I have been reading about the Spring Framework, Hibernate and the Java world in general for the past couple of days. Trust me when I say I am reading about Java just out of curiosity and nothing else .
Here is what I have learnt so far:
With .NET Microsoft took the approach of making it very very simple for developers from the get go. Most .NET applications feel like writing shopping cart applications . They did not add any high level complex APIs and kept the entire platform very very developer centric and simple.
With J2EE Sun took the exact opposite approach and made the platform Enterprise level which resulted in developers having to learn EJBs which from what I have read required a lot more work to get even simpler projects done. This lead to the creation of the Spring Framework, which adds some neat technologies such as Inversion of Control and Aspect Oriented Programming to POJOs (Plain Old Java Objects). I imagine .NET to be like POJOs when I write code.

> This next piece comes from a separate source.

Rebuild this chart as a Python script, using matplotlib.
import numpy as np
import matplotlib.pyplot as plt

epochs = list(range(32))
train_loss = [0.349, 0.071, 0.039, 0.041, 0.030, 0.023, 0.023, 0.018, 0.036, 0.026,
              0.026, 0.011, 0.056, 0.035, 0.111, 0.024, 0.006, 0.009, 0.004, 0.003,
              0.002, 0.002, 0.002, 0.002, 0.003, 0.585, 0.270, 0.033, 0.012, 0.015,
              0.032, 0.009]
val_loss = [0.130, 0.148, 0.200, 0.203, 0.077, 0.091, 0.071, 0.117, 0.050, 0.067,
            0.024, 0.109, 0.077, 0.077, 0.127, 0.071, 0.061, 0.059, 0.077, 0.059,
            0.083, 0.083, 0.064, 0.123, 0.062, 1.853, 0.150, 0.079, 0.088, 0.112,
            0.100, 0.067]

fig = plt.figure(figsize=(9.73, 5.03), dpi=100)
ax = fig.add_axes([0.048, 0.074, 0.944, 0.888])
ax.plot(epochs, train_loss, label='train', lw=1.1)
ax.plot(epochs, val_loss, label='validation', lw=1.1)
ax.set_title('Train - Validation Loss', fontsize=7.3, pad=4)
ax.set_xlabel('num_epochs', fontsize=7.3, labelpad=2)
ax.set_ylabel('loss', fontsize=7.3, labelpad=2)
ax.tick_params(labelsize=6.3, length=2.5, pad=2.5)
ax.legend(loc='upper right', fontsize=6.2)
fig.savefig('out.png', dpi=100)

The end result is that these two technologies are moving towards each other (.NET scaling upwards and JEE scaling downwards in terms of simplicity) and are going to clash/meet somewhere in between.
I think the existing .NET 3.0 framework (which includes Windows Workflow Foundation and Windows Communication Foundation) and .NET 3.5 framework (which adds OR Mapper like Hibernate) right into the framework, while J2EE coming up with frameworks like Spring to simpify Java development is a good indication of this.

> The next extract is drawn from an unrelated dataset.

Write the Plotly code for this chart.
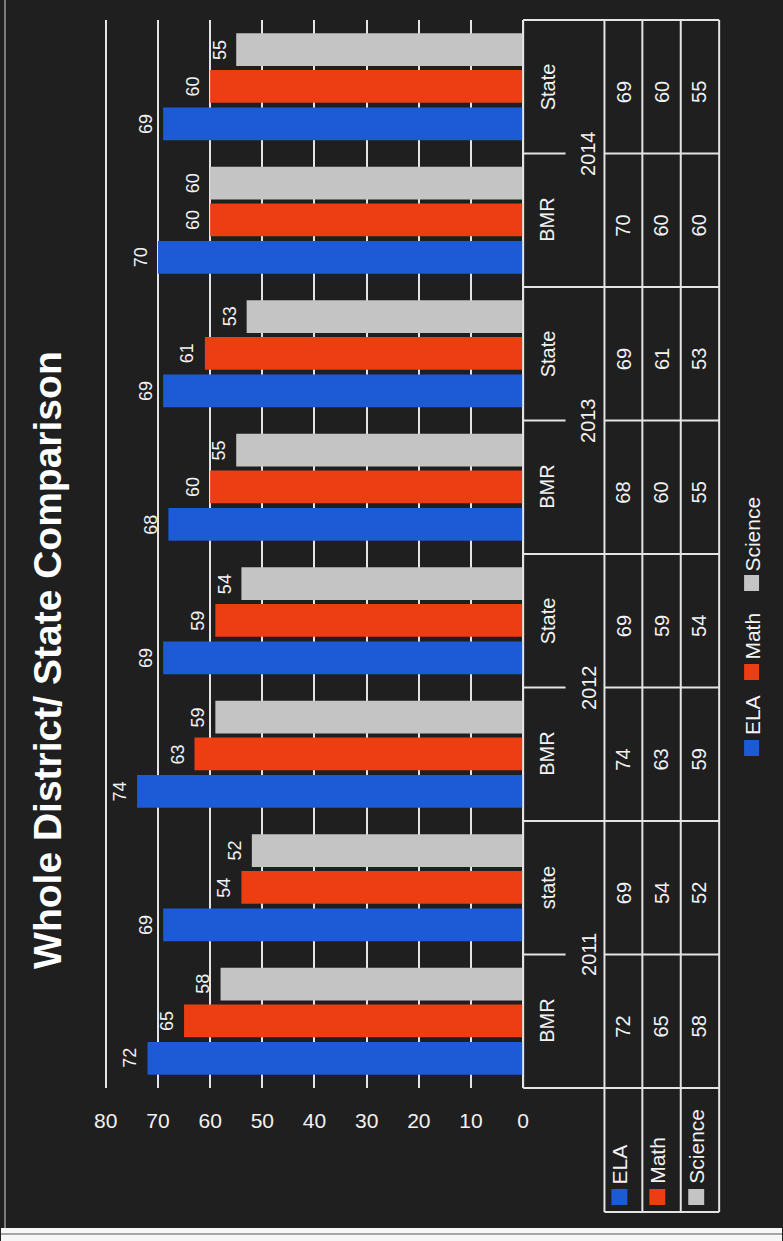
import plotly.graph_objects as go

# ---------------- data ----------------
groups = ["BMR", "state", "BMR", "State", "BMR", "State", "BMR", "State"]
years = ["2011", "2012", "2013", "2014"]
series_names = ["ELA", "Math", "Science"]
ela = [72, 69, 74, 69, 68, 69, 70, 69]
math = [65, 54, 63, 59, 60, 61, 60, 60]
science = [58, 52, 59, 54, 55, 53, 60, 55]
value_ticks = [0, 10, 20, 30, 40, 50, 60, 70, 80]
title_text = "Whole District/ State Comparison"

# ---------------- styles ----------------
colors = ["#1d5bd6", "#ec3e12", "#c4c4c4"]
BG = "#1f1f1f"
LINE = "#e4e4e4"
TXT = "#f2f2f2"
FONT = "Liberation Sans, Arial, sans-serif"

W, H = 783, 1241
def px_x(px):
    return px / W
def px_y(py):
    return 1 - py / H

X_LEFT_PX, X_RIGHT_PX = 94.6, 528.7
Y_TOP_PX, Y_BOTTOM_PX = 20, 1088
n = len(groups)
pos = list(range(n))
cat_h = (Y_BOTTOM_PX - Y_TOP_PX) / n

fig = go.Figure()
offsets = [-0.40, -0.12, 0.155]
BAR_W = 0.245
annotations = []
for name, vals, col, off in zip(series_names, [ela, math, science], colors, offsets):
    fig.add_trace(go.Bar(
        y=pos, x=vals, orientation="h", name=name,
        width=BAR_W, offset=off,
        marker=dict(color=col, line=dict(width=0)),
        hoverinfo="skip", showlegend=False,
    ))
    for i, v in enumerate(vals):
        annotations.append(dict(x=v, xref="x", y=i + off + BAR_W / 2, yref="y", text=str(v),
                                textangle=-90, showarrow=False, xanchor="center", yanchor="middle",
                                xshift=-17, font=dict(family=FONT, size=18, color=TXT)))

shapes = []

def hline(x0, x1, py, color=LINE, w=2):
    shapes.append(dict(type="line", xref="paper", yref="paper",
                       x0=px_x(x0), x1=px_x(x1), y0=px_y(py), y1=px_y(py),
                       line=dict(color=color, width=w)))

def vline(px, y0, y1, color=LINE, w=2):
    shapes.append(dict(type="line", xref="paper", yref="paper",
                       x0=px_x(px), x1=px_x(px), y0=px_y(y0), y1=px_y(y1),
                       line=dict(color=color, width=w)))

# page edges
shapes.append(dict(type="rect", xref="paper", yref="paper", x0=0, x1=1,
                   y0=0, y1=px_y(1228), fillcolor="#f6f6f6", line=dict(width=0)))
hline(0, W, 1234, color="#555555", w=1)
vline(4, 0, 1228, color="#9a9a9a", w=1.5)

# ---------------- data table ----------------
C0, C1, C2, C3, C4 = 523.5, 605, 643, 681.5, 720
for c in [C0, C1, C2, C3, C4]:
    vline(c, Y_TOP_PX, Y_BOTTOM_PX)
for c in [C1, C2, C3, C4]:
    vline(c, Y_BOTTOM_PX, 1212)
hline(C1, C4, 1212)
for k in range(n + 1):
    py = Y_BOTTOM_PX - k * cat_h
    if k % 2 == 0:
        hline(C0, C4, py)
    else:
        hline(C0, 566, py)
        hline(C1, C4, py)

col_centers = [624, 662, 700]
for i in range(n):
    annotations.append(dict(x=px_x(548), xref="paper", y=i, yref="y", text=groups[i],
                            textangle=-90, showarrow=False, xanchor="center", yanchor="middle",
                            font=dict(family=FONT, size=20, color=TXT)))
    for cx, vals in zip(col_centers, [ela, math, science]):
        annotations.append(dict(x=px_x(cx), xref="paper", y=i, yref="y", text=str(vals[i]),
                                textangle=-90, showarrow=False, xanchor="center", yanchor="middle",
                                yshift=-5, font=dict(family=FONT, size=20, color=TXT)))
for j, yr in enumerate(years):
    annotations.append(dict(x=px_x(589), xref="paper", y=2 * j + 0.5, yref="y", text=yr,
                            textangle=-90, showarrow=False, xanchor="center", yanchor="middle",
                            font=dict(family=FONT, size=20, color=TXT)))

# row headers with keys
for cx, name, col in zip([620, 658, 697], series_names, colors):
    shapes.append(dict(type="rect", xref="paper", yref="paper",
                       x0=px_x(cx - 8), x1=px_x(cx + 8), y0=px_y(1205), y1=px_y(1189),
                       fillcolor=col, line=dict(width=0)))
    annotations.append(dict(x=px_x(cx), xref="paper", y=px_y(1186), yref="paper", text=name,
                            textangle=-90, showarrow=False, xanchor="center", yanchor="bottom",
                            font=dict(family=FONT, size=21, color=TXT)))

# ---------------- legend ----------------
for key_c, text_bottom, name, col in zip([748, 672, 583], [737, 662, 574], series_names, colors):
    shapes.append(dict(type="rect", xref="paper", yref="paper",
                       x0=px_x(745), x1=px_x(760), y0=px_y(key_c + 8), y1=px_y(key_c - 8),
                       fillcolor=col, line=dict(width=0)))
    annotations.append(dict(x=px_x(753), xref="paper", y=px_y(text_bottom), yref="paper", text=name,
                            textangle=-90, showarrow=False, xanchor="center", yanchor="bottom",
                            font=dict(family=FONT, size=21, color=TXT)))

# ---------------- title ----------------
annotations.append(dict(x=px_x(46), xref="paper", y=px_y(660), yref="paper",
                        text="<b>" + title_text + "</b>", textangle=-90, showarrow=False,
                        xanchor="center", yanchor="middle",
                        font=dict(family=FONT, size=39, color="#ffffff")))

fig.update_layout(
    width=W, height=H,
    margin=dict(l=0, r=0, t=0, b=0),
    paper_bgcolor=BG, plot_bgcolor=BG,
    barmode="overlay",
    xaxis=dict(range=[82, -1], domain=[px_x(X_LEFT_PX), px_x(X_RIGHT_PX)],
               tickvals=value_ticks, ticktext=[str(v) for v in value_ticks],
               showgrid=True, gridcolor=LINE, gridwidth=2, zeroline=False,
               showline=False, ticks="", ticklabelstandoff=18,
               tickfont=dict(family="Liberation Sans Narrow, Arial Narrow, Liberation Sans, Arial",
                             size=21, color=TXT),
               fixedrange=True),
    yaxis=dict(range=[-0.5, n - 0.5], domain=[px_y(Y_BOTTOM_PX), px_y(Y_TOP_PX)],
               showgrid=False, showticklabels=False, zeroline=False, showline=False,
               fixedrange=True),
    shapes=shapes,
    annotations=annotations,
    showlegend=False,
)

fig.write_html("out.html")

On the tooling side I was really surprised to read that Eclipse was more powerful than Visual Studio. I work day in and day out of Visual Studio and never imagined anything more powerful, but after reading some of the features of Eclipse I think we can be a lot more productive if VS had those features.
To name a few:
- Refactoring: Hands down the refactoring support in VS 2005 is pretty lame and may be about 5% of what Ecllipse can do.
- Type search. If you want to search for some class that is sitting in some third party assembly, you can find that just by hitting Ctrl+Shift+T and typing the first few letters. The tool will take you straight to the class if source code is available else will take you to the type definition.
- Automatic imports statements: As you type your code when you reference a class that is not part of the using statements at the top, Eclipse will automatically add it. It will also remove those statements when your code no longer uses any of the classes in that namespace.
There are a lot more, but I forget them . I will try to find the link where I read the differences and update this post.
Having said that I think the refactoring support in Visual Studio 2007 due this year end will improve dramatically. Just by the looks of it, it appears that MS just threw in basic refactoring into VS 2005 at the last movement. The beauty about VS 2007 is that it will target multiple .NET versions (2.0, 3.0 and 3.5). So you can write .NET 2.0 code in VS 2007 with all the productivity benefits they add to that release.